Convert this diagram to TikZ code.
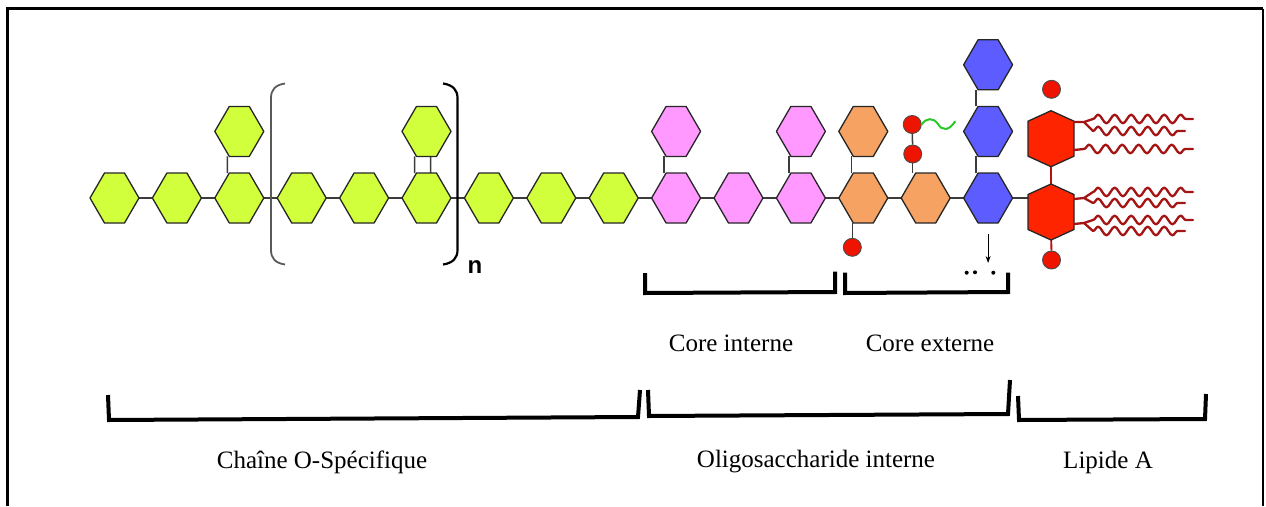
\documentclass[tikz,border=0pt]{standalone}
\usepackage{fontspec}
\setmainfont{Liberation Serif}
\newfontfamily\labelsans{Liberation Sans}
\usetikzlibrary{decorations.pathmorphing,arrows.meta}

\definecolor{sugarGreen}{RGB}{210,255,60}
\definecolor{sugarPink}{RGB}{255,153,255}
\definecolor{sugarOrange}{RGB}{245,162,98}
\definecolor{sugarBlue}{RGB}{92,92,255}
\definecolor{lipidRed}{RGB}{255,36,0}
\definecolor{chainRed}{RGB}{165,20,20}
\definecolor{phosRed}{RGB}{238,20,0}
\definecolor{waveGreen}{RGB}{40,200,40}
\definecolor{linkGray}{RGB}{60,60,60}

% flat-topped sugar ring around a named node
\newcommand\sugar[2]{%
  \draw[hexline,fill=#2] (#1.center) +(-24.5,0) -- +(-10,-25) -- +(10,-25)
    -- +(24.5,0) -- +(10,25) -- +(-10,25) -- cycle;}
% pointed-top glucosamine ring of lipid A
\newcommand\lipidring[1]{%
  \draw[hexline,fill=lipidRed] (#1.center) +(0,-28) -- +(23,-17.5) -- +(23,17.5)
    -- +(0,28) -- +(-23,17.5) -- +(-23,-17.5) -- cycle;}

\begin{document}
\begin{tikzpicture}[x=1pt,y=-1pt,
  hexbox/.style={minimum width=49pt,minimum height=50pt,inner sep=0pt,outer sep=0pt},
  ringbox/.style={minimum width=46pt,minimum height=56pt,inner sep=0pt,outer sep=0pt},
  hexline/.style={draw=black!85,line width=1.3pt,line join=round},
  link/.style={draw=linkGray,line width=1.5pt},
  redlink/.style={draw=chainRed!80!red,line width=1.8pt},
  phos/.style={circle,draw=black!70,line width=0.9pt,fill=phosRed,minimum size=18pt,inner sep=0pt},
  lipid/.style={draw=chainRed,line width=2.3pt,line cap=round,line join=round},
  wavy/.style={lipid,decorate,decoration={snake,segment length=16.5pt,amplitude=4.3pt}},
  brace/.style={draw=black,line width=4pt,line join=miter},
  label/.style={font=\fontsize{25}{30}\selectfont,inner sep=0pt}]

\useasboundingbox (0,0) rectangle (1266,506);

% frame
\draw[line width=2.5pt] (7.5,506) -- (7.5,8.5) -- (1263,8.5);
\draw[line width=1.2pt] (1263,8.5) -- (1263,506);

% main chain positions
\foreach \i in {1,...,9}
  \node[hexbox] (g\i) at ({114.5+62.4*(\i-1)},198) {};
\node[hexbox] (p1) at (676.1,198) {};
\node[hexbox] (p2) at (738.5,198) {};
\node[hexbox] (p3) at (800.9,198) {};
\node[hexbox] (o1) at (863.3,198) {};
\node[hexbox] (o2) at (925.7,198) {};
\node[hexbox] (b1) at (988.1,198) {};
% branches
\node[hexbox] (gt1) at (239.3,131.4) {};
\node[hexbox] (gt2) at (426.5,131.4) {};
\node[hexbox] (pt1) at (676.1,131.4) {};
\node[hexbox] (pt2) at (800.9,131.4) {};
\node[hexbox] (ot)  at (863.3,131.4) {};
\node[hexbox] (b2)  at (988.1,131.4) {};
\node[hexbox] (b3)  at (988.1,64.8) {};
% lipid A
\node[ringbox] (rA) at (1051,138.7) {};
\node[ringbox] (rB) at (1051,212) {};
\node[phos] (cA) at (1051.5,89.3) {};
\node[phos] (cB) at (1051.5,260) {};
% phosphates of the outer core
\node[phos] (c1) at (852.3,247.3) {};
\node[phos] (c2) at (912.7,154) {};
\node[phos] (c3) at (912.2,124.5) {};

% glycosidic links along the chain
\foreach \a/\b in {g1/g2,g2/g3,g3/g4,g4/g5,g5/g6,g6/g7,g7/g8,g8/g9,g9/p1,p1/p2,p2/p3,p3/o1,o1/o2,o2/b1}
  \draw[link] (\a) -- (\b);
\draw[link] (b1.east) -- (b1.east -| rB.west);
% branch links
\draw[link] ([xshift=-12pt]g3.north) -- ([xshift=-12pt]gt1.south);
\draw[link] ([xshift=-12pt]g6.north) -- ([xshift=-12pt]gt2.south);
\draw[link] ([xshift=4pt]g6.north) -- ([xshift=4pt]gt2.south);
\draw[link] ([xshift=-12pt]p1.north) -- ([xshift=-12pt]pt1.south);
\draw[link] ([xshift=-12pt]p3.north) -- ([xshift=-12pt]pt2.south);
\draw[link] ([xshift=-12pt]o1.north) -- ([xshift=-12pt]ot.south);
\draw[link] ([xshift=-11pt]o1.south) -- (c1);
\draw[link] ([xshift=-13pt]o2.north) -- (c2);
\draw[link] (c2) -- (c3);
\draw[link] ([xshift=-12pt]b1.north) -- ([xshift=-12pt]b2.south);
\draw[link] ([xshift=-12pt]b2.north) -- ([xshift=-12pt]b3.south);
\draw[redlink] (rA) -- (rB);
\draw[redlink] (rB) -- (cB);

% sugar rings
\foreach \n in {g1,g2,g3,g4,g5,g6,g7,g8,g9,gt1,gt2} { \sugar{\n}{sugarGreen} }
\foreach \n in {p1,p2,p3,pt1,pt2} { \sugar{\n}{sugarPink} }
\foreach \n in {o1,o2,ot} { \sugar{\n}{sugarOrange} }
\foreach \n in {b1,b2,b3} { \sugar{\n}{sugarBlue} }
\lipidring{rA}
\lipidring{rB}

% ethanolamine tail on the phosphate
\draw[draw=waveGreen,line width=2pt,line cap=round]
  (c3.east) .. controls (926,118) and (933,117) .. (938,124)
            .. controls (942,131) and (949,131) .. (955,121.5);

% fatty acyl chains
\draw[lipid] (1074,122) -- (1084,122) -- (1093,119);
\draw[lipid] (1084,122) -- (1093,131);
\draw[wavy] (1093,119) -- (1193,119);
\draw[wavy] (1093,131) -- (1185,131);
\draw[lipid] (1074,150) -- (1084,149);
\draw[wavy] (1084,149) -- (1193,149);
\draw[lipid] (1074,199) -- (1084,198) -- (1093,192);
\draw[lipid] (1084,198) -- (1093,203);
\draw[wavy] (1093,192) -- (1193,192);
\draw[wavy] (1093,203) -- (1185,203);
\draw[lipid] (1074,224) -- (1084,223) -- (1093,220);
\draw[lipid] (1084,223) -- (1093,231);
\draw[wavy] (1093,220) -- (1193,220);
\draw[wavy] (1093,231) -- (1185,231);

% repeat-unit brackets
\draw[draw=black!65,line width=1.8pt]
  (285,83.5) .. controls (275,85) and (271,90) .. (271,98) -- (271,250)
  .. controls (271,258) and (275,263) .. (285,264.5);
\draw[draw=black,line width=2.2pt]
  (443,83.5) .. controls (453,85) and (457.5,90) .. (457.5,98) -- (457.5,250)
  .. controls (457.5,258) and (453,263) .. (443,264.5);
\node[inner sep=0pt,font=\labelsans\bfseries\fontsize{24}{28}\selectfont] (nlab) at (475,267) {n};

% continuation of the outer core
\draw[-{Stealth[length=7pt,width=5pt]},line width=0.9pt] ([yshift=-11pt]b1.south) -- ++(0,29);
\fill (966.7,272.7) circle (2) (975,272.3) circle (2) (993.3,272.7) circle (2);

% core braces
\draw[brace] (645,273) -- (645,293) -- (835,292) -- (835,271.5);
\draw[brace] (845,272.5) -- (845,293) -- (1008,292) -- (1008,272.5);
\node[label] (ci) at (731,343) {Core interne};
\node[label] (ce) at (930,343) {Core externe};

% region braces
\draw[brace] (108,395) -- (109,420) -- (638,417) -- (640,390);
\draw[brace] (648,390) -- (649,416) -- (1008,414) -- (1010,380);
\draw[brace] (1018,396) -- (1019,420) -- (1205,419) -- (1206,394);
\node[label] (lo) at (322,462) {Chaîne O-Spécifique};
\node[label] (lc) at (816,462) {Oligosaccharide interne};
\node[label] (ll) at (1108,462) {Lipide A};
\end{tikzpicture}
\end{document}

## [Problem]
Omit the pictures, then repeat exactly each line from the beginning of the listing through the line with "-- +(0,28) -- +(-23,17.5)".

## [Task result]
Convert this diagram to TikZ code.
\documentclass[tikz,border=0pt]{standalone}
\usepackage{fontspec}
\setmainfont{Liberation Serif}
\newfontfamily\labelsans{Liberation Sans}
\usetikzlibrary{decorations.pathmorphing,arrows.meta}

\definecolor{sugarGreen}{RGB}{210,255,60}
\definecolor{sugarPink}{RGB}{255,153,255}
\definecolor{sugarOrange}{RGB}{245,162,98}
\definecolor{sugarBlue}{RGB}{92,92,255}
\definecolor{lipidRed}{RGB}{255,36,0}
\definecolor{chainRed}{RGB}{165,20,20}
\definecolor{phosRed}{RGB}{238,20,0}
\definecolor{waveGreen}{RGB}{40,200,40}
\definecolor{linkGray}{RGB}{60,60,60}

% flat-topped sugar ring around a named node
\newcommand\sugar[2]{%
  \draw[hexline,fill=#2] (#1.center) +(-24.5,0) -- +(-10,-25) -- +(10,-25)
    -- +(24.5,0) -- +(10,25) -- +(-10,25) -- cycle;}
% pointed-top glucosamine ring of lipid A
\newcommand\lipidring[1]{%
  \draw[hexline,fill=lipidRed] (#1.center) +(0,-28) -- +(23,-17.5) -- +(23,17.5)
    -- +(0,28) -- +(-23,17.5) -- +(-23,-17.5) -- cycle;}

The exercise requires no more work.